Poster
in
Workshop: ICML 2024 Workshop on Foundation Models in the Wild
Two-Level Test-Time Adaptation in Multimodal Learning
Jixiang Lei · Franz Pernkopf
Keywords: [ Multimodal Learning ] [ test-time adaptation ] [ Fine-Tuning ]
Test-time adaptation (TTA) aims to modulate parameters of the pre-trained source model utilizing samples from the target domain without accessing the source data. Although recent studies have revealed the high potential of TTAin different computer vision tasks, most TTA methods are constrained to the uni-modal adaptation tasks, while the reliability bias caused by uni-modal data corruption is not sufficiently discussed in multimodal tasks.

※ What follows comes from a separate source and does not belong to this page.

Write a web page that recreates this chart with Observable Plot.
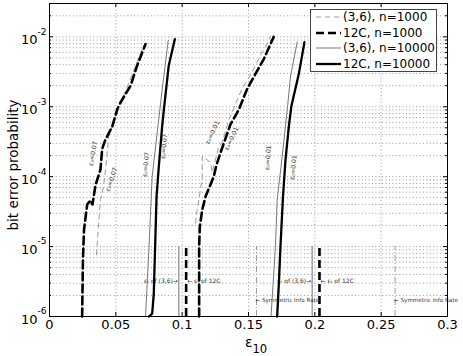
<!DOCTYPE html>
<html><head><meta charset="utf-8">
<script src="https://cdn.jsdelivr.net/npm/d3@7"></script>
<script src="https://cdn.jsdelivr.net/npm/@observablehq/plot@0.6"></script>
<style>
html,body{margin:0;padding:0;background:#fff;}
#wrap{position:relative;width:463px;height:356px;font-family:"DejaVu Sans",sans-serif;}
#legend{position:absolute;left:310px;top:9px;width:127px;height:63px;border:1px solid #444;background:#fff;box-sizing:border-box;}
.row{position:absolute;left:0;height:16px;width:125px;font-size:12px;line-height:16px;color:#000;white-space:nowrap;}
.row svg{position:absolute;left:4px;top:0;}
.row span{position:absolute;left:32px;top:0;}
</style></head><body><div id="wrap"><div id="legend"></div></div>
<script>
// ---- axes ----
const xTickValues = [0, 0.05, 0.1, 0.15, 0.2, 0.25, 0.3];
const xTickLabels = ["0", "0.05", "0.1", "0.15", "0.2", "0.25", "0.3"];
const yTickValues = [1e-6, 1e-5, 1e-4, 1e-3, 1e-2];
const yTickExponents = ["-6", "-5", "-4", "-3", "-2"];
const xLabel = "ε";
const xLabelSub = "10";
const yLabel = "bit error probability";

// ---- series: eps0 = 0.07 group ----
const x36n1k_a = [0.0354,0.0372,0.0384,0.0407,0.0422,0.0447,0.0473,0.0510,0.0535,0.0611,0.0709];
const y36n1k_a = [7.6e-6,2.4e-5,4.7e-5,7.2e-5,1.26e-4,3.8e-4,5.2e-4,8.3e-4,1.15e-3,2.5e-3,7.5e-3];
const x12n1k_a = [0.0246,0.0252,0.0260,0.0284,0.0309,0.0324,0.0347,0.0384,0.0397,0.0422,0.0473,0.0510,0.0535,0.0611,0.0661,0.0724];
const y12n1k_a = [1e-6,6.4e-6,1.74e-5,4.0e-5,4.6e-5,4.0e-5,7.6e-5,1.26e-4,2.5e-4,3.4e-4,5.2e-4,9.1e-4,1.15e-3,2.0e-3,3.9e-3,7.9e-3];
const x36n10k_a = [0.0724,0.0749,0.0774,0.0812,0.0850,0.0895];
const y36n10k_a = [1e-6,9e-6,1e-4,4.3e-4,1.8e-3,8.9e-3];
const x12n10k_a = [0.0749,0.0774,0.0786,0.0807,0.0824,0.0849,0.0862,0.0899,0.0945];
const y12n10k_a = [1e-6,1.1e-6,2.1e-6,5.2e-5,1.4e-4,5.2e-4,9.1e-4,3.9e-3,9.3e-3];

// ---- series: eps0 = 0.01 group ----
const x36n1k_b = [0.1100,0.1113,0.1138,0.1151,0.1151,0.1214,0.1226,0.1277,0.1302,0.1352,0.1377,0.1427,0.1452,0.1502,0.1540,0.1603,0.1628,0.1666];
const y36n1k_b = [2.16e-5,3.35e-5,6.5e-5,1.0e-4,1.96e-4,1.6e-4,1.15e-4,2.7e-4,3.1e-4,6.6e-4,8.3e-4,1.43e-3,1.8e-3,2.6e-3,3.5e-3,6.1e-3,7.2e-3,1.02e-2];
const x12n1k_b = [0.1128,0.1128,0.1133,0.1151,0.1176,0.1238,0.1259,0.1289,0.1364,0.1427,0.1490,0.1578,0.1615,0.1690];
const y12n1k_b = [1e-6,1e-5,1.93e-5,3.35e-5,5.2e-5,1e-4,1.48e-4,2.2e-4,5.6e-4,9.1e-4,1.8e-3,3.6e-3,4.8e-3,1e-2];
const x36n10k_b = [0.1670,0.1703,0.1716,0.1754,0.1792,0.1817,0.1867];
const y36n10k_b = [1e-6,1e-5,4.6e-5,1.95e-4,9.1e-4,2.75e-3,8.4e-3];
const x12n10k_b = [0.1716,0.1729,0.1741,0.1760,0.1779,0.1804,0.1823,0.1880,0.1922];
const y12n10k_b = [1e-6,3e-6,1e-5,5.2e-5,1.75e-4,5.2e-4,1.02e-3,3.0e-3,8.4e-3];

// ---- legend ----
const legendLabels = ["(3,6), n=1000", "12C, n=1000", "(3,6), n=10000", "12C, n=10000"];

// ---- curve labels ----
const curveLabelText = ["ε₀=0.07","ε₀=0.07","ε₀=0.07","ε₀=0.07","ε₀=0.01","ε₀=0.01","ε₀=0.01","ε₀=0.01"];
const curveLabelX = [0.0328,0.0467,0.0727,0.0863,0.1229,0.1372,0.1647,0.1839];
const curveLabelY = [2.14e-4,9.1e-5,1.49e-4,2.7e-4,4.3e-4,3.5e-4,1.87e-4,1.35e-4];
const curveLabelAngle = [-80,-72,-85,-85,-65,-65,-85,-85];

// ---- thresholds ----
const thr36 = [0.0975, 0.198];
const thr12C = [0.103, 0.2035];
const sir = [0.156, 0.2605];
const thrBerRange = [1e-6, 1e-5];
const thrTextBer = 3.2e-6;
const sirTextBer = 1.7e-6;
const thr36Text = "εₜ of (3,6)→";
const thr12CText = "← εₜ of 12C";
const sirText = "← Symmetric Info Rate";

// ---- styles ----
const S = [
  {stroke:"#9a9a9a", strokeWidth:1, strokeDasharray:"5,4"},
  {stroke:"#000", strokeWidth:2.6, strokeDasharray:"8,4"},
  {stroke:"#777", strokeWidth:1, strokeDasharray:null},
  {stroke:"#000", strokeWidth:2.3, strokeDasharray:null}
];

const zip = (xs, ys) => xs.map((x, i) => ({x, y: ys[i]}));
const series = [
  [zip(x36n1k_a, y36n1k_a), 0], [zip(x12n1k_a, y12n1k_a), 1],
  [zip(x36n10k_a, y36n10k_a), 2], [zip(x12n10k_a, y12n10k_a), 3],
  [zip(x36n1k_b, y36n1k_b), 0], [zip(x12n1k_b, y12n1k_b), 1],
  [zip(x36n10k_b, y36n10k_b), 2], [zip(x12n10k_b, y12n10k_b), 3]
];
const curveLabels = curveLabelText.map((t, i) => ({t, x: curveLabelX[i], y: curveLabelY[i], a: curveLabelAngle[i]}));

const yMinor = d3.scaleLog().domain([1e-6, 0.03]).ticks();
const yMinorOnly = yMinor.filter(v => !yTickValues.some(t => Math.abs(t - v) / t < 1e-6));

const W = 463, H = 356, ML = 49, MR = 16, MT = 3, MB = 40;
const FW = W - ML - MR, FH = H - MT - MB;

const plot = Plot.plot({
  width: W, height: H,
  marginLeft: ML, marginRight: MR, marginTop: MT, marginBottom: MB,
  style: {fontFamily: "'DejaVu Sans', sans-serif", fontSize: "13px", background: "white", overflow: "visible"},
  x: {domain: [0, 0.3], axis: null},
  y: {type: "log", domain: [1e-6, 0.03], axis: null},
  marks: [
    // grid
    Plot.ruleX(xTickValues, {stroke: "#9a9a9a", strokeWidth: 1, strokeDasharray: "1,2.4"}),
    Plot.ruleY(yMinor, {stroke: "#9a9a9a", strokeWidth: 1, strokeDasharray: "1,2.4"}),
    // inward ticks
    Plot.tickX(xTickValues, {stroke: "#000", insetTop: FH - 4}),
    Plot.tickX(xTickValues, {stroke: "#000", insetBottom: FH - 4}),
    Plot.tickY(yTickValues, {stroke: "#000", insetRight: FW - 4}),
    Plot.tickY(yTickValues, {stroke: "#000", insetLeft: FW - 4}),
    Plot.tickY(yMinorOnly, {stroke: "#000", insetRight: FW - 2}),
    Plot.tickY(yMinorOnly, {stroke: "#000", insetLeft: FW - 2}),
    // threshold lines
    Plot.ruleX(thr36, {y1: thrBerRange[0], y2: thrBerRange[1], stroke: "#8a8a8a", strokeWidth: 1.2}),
    Plot.ruleX(thr12C, {y1: thrBerRange[0], y2: thrBerRange[1], stroke: "#000", strokeWidth: 2.6, strokeDasharray: "8,4"}),
    Plot.ruleX(sir, {y1: thrBerRange[0], y2: thrBerRange[1], stroke: "#9a9a9a", strokeWidth: 1, strokeDasharray: "6,2,1,2"}),
    Plot.text(thr36, {x: d => d, y: thrTextBer, text: () => thr36Text, textAnchor: "end", dx: -1, fontSize: 6, fill: "#333"}),
    Plot.text(thr12C, {x: d => d, y: thrTextBer, text: () => thr12CText, textAnchor: "start", dx: 1, fontSize: 6, fill: "#333"}),
    Plot.text(sir, {x: d => d, y: sirTextBer, text: () => sirText, textAnchor: "start", dx: -1, fontSize: 5.6, fill: "#333"}),
    // curves
    ...series.map(([data, s]) => Plot.line(data, {x: "x", y: "y", ...S[s]})),
    // curve labels
    Plot.text(curveLabels, {x: "x", y: "y", text: "t", rotate: "a", fontSize: 6.2, fill: "#333"}),
    // frame
    Plot.frame({stroke: "#000", strokeWidth: 1}),
    // x tick labels
    Plot.axisX(xTickValues, {tickSize: 0, tickPadding: 3, tickFormat: d => xTickLabels[xTickValues.indexOf(d)], fontSize: 13, label: null}),
    // y tick labels: base and exponent
    Plot.text(yTickValues, {y: d => d, frameAnchor: "left", text: () => "10", textAnchor: "end", lineAnchor: "middle", dx: -12, dy: 3, fontSize: 13}),
    Plot.text(yTickValues, {y: d => d, frameAnchor: "left", text: (d, i) => yTickExponents[yTickValues.indexOf(d)], textAnchor: "start", lineAnchor: "middle", dx: -12, dy: -5, fontSize: 9}),
    // axis labels
    Plot.text([xLabel], {frameAnchor: "bottom", text: d => d, textAnchor: "end", lineAnchor: "middle", dx: 4, dy: 26, fontSize: 14}),
    Plot.text([xLabelSub], {frameAnchor: "bottom", text: d => d, textAnchor: "start", lineAnchor: "middle", dx: 4, dy: 33, fontSize: 11.5}),
    Plot.text([yLabel], {frameAnchor: "left", text: d => d, rotate: -90, textAnchor: "middle", lineAnchor: "middle", dx: -36, dy: 5, fontSize: 13.5})
  ]
});
document.getElementById("wrap").prepend(plot);

// legend
const leg = document.getElementById("legend");
legendLabels.forEach((lab, i) => {
  const row = document.createElement("div");
  row.className = "row";
  row.style.top = (-1 + i * 15.6) + "px";
  const s = S[i];
  row.innerHTML = `<svg width="26" height="16"><line x1="1" x2="26" y1="8" y2="8" stroke="${s.stroke}" stroke-width="${s.strokeWidth}" ${s.strokeDasharray ? `stroke-dasharray="${s.strokeDasharray}"` : ""}/></svg><span>${lab}</span>`;
  leg.appendChild(row);
});
</script></body></html>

Although some most recent methods suppressed the cross-modal information discrepancy (i.e. reliability bias) via modulating a modality-sharing module, the domain adaptation for the modality-specific module was neglected. In this paper, we propose a two-level test-time adaptation method (namely 2LTTA) considering both intra-modal distribution shift and cross-modal reliability bias in multimodal learning. 2LTTA modulates all normalization layers and self-attention modules of the encoder corresponding to the corrupted modality and the modality-sharing block. Additionally, we adopted a two-level objective function considering both intra-modal distribution shift and cross-modal reliability bias in the modality fusion block. Shannon entropy with sample reweighting was utilized to reduce the intra-modal distribution shift caused by data corruption. A diversity-promoting loss was employed to reduce the cross-modal information discrepancy. Our experiments demonstrate the superiority of 2LTTA over baseline methods on various data sets.